Israel, South Korea conclude talks on Free Trade Agreement
In a move that is expected to significantly reduce prices for cars, electronics and even soy sauce to Israeli consumers, Israel and South Korea announced the conclusion of negotiations for a Free Trade Agreement on Wednesday.
Economy and Industry Minister Eli Cohen and visiting South Korean Trade Minister Yoo Myung-hee made the declaration at a ceremony in Jerusalem.
The agreement does not extend to Israeli goods made beyond the Green Line, and - as is the case with Israeli trade agreements with others, such as the EU and the US - Cohen has said that the government will give “complete compensation” to Israeli manufacturers in Judea and Samaria.
This is Israel's first free trade agreement with an Asian country, and marks a dramatic change from years past when South Korea was hesitant to cultivate close commercial ties with Israel, out of concern that it would harm their trade relations with the far bigger market in the Arab and Muslim worlds.
One diplomatic official said that this attitude began to change when Israeli trade tides began flourishing over the last decade with China and Japan, and when it became an open secret that Persian Gulf countries were cooperating with Israel on a variety of levels under the radar screen.
Cohen heralded this as a “historic agreement” that reflects “the policy of the ministry to assist in diversifying exports and open new markets for Israeli industry. South Korea is an important trade partner for the State of Israel.”
South Korea is the world's 11th largest economy, and once the agreement is signed by both government and ratified by their parliaments – a process expected to take another year – it is anticipated that the agreement, by taking tariffs of Israeli exports, will make them much more competitive in the South Korean market.
In 2018, trade between Israel and South Korea amounted to approximately $2.5 billion, an almost 15% increase over 2017. It is expected that that the free trade agreement will increase bilateral trade by some $100 million in the near future. Bilateral trade has increased by some $800 million over the the last decade, but at a much slower rate than with other Asian economic giants such as China and Japan.
Upon the agreement's taking effect, customs duties will be lowered on South Korean goods imported into Israel such as automobiles and automobile parts, refrigerators, medical equipment, electronic components, toys and games, plastics and chemicals and soy sauce.

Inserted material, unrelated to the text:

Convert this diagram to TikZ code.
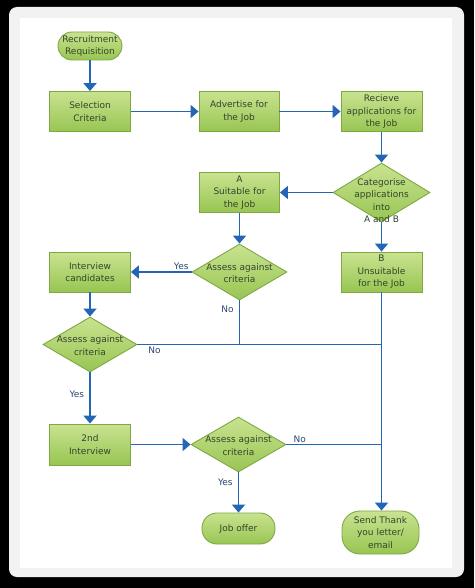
\documentclass[tikz,border=0pt]{standalone}
\usepackage{fontspec}
\setmainfont{DejaVu Sans}
\usetikzlibrary{arrows.meta,shapes.geometric}
\definecolor{boxtop}{HTML}{C9E390}
\definecolor{boxmid}{HTML}{ADD466}
\definecolor{boxbot}{HTML}{98C553}
\definecolor{boxline}{HTML}{7FA843}
\definecolor{flowblue}{HTML}{2465B5}
\definecolor{boxtext}{HTML}{33452A}
\definecolor{lbltext}{HTML}{2B4675}
\definecolor{panelgrey}{HTML}{F2F2F2}
\def\flowfont{\fontsize{9}{12.5}\selectfont}
\tikzset{
  procbox/.style={rectangle, draw=boxline, line width=0.9pt, top color=boxtop, middle color=boxmid, bottom color=boxbot, text=boxtext, align=center, font=\flowfont, inner sep=0pt, minimum width=81pt, minimum height=40pt},
  termbox/.style={procbox, rounded corners=#1},
  decbox/.style={diamond, draw=boxline, line width=0.9pt, top color=boxtop, middle color=boxmid, bottom color=boxbot, inner sep=0pt, minimum width=95pt, minimum height=56pt},
  dectext/.style={text=boxtext, align=center, font=\flowfont, inner sep=0pt},
  flowline/.style={draw=flowblue, line width=1.9pt},
  flowarrow/.style={flowline, -{Triangle[width=13pt,length=8pt]}},
  lbl/.style={text=lbltext, font=\flowfont, inner sep=1pt}
}

\begin{document}
\begin{tikzpicture}[x=10pt,y=-10pt]
		%%%%% START %%%%%
		
		\fill[black] (0, 0) rectangle (47.4, 58.8);
		\fill[panelgrey, rounded corners=8pt] (0.9, 0.7) rectangle (46.4, 57.7);
		\fill[white] (2.0, 1.8) rectangle (45.2, 56.8);
		
		\node[termbox=14pt, minimum width=64pt, minimum height=28pt] (req) at (9.0, 4.6) {Recruitment\\Requisition};
		\node[procbox] (sel) at (9.0, 11.15) {Selection\\Criteria};
		\node[procbox, minimum width=80pt] (adv) at (23.9, 11.15) {Advertise for\\the Job};
		\node[procbox] (rec) at (38.15, 11.15) {Recieve\\applications for\\the Job};
		
		\node[decbox, minimum width=97pt, minimum height=59pt, label={[dectext, yshift=-8pt]center:Categorise\\applications\\into\\A and B}] (cat) at (38.15, 19.25) {};
		\node[procbox, minimum width=80pt] (suit) at (23.95, 19.25) {A\\Suitable for\\the Job};
		
		\node[decbox, label={[dectext, yshift=-1pt]center:Assess against\\criteria}] (as1) at (23.95, 27.2) {};
		\node[procbox] (unsuit) at (38.15, 27.2) {B\\Unsuitable\\for the Job};
		\node[procbox] (int) at (9.0, 27.2) {Interview\\candidates};
		
		\node[decbox, minimum width=94pt, minimum height=55pt, label={[dectext, yshift=-1pt]center:Assess against\\criteria}] (as2) at (9.0, 34.45) {};
		
		\node[procbox, minimum height=41pt] (sec) at (9.0, 44.45) {2nd\\Interview};
		\node[decbox, minimum height=55pt, label={[dectext, yshift=-1pt]center:Assess against\\criteria}] (as3) at (23.85, 44.45) {};
		
		\node[termbox=15pt, minimum width=73pt, minimum height=31pt] (job) at (23.85, 52.85) {Job offer};
		\node[termbox=18pt, minimum width=77pt, minimum height=43pt] (thx) at (38.05, 53.25) {Send Thank\\you letter/\\email};
		
		\coordinate (j1) at (as1 |- as2);
		\coordinate (j2) at (unsuit |- as2);
		\coordinate (j3) at (unsuit |- as3);
		
		\draw[flowarrow] (req) -- (sel);
		\draw[flowarrow] (sel) -- (adv);
		\draw[flowarrow] (adv) -- (rec);
		\draw[flowarrow] (rec) -- (cat);
		\draw[flowarrow] (cat) -- (suit);
		\draw[flowarrow] (cat) -- (unsuit);
		\draw[flowarrow] (suit) -- (as1);
		\draw[flowarrow] (as1) -- node[lbl, above, pos=0.17] (yes1) {Yes} (int);
		\draw[flowarrow] (int) -- (as2);
		\draw[flowline] (as1) -- node[lbl, left=4pt, pos=0.2] (no1) {No} (j1);
		\draw[flowline] (as2) -- node[lbl, below, pos=0.07] (no2) {No} (j2);
		\draw[flowarrow] (as2) -- node[lbl, left=4pt, pos=0.42] (yes2) {Yes} (sec);
		\draw[flowarrow] (sec) -- (as3);
		\draw[flowline] (as3) -- node[lbl, above, pos=0.14] (no3) {No} (j3);
		\draw[flowarrow] (as3) -- node[lbl, left=4pt, pos=0.25] (yes3) {Yes} (job);
		\draw[flowarrow] (unsuit) -- (unsuit |- thx.north);
		
		%%%%% END %%%%%
\end{tikzpicture}
\end{document}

Likewise Israeli exports to South Korea will be exempt from customs duties, including on machinery and electrical equipment, mechanical devices, fertilizer, medical equipment, cosmetics, plastics, metals, fruit juices and wine.
South Korea currently has 15 free trade agreements with various countries and trading blocs, including the US, the EU, India and China.
Israel has a Free Trade Agreement with seven blocks or Individual countries: the EU, US, Canada, Mexico, the European Free Trade Association (Iceland, Lichtenstein, Norway and Switzerland), Mercosur (Brazil, Argentina, Paraguay and Uruguay) and Turkey. In addition, three other agreements have been signed, and are waiting for ratification: Colombia, Panama and Ukraine.
In 2018, Israeli exports were at a record high and passed the $110 billion threshold.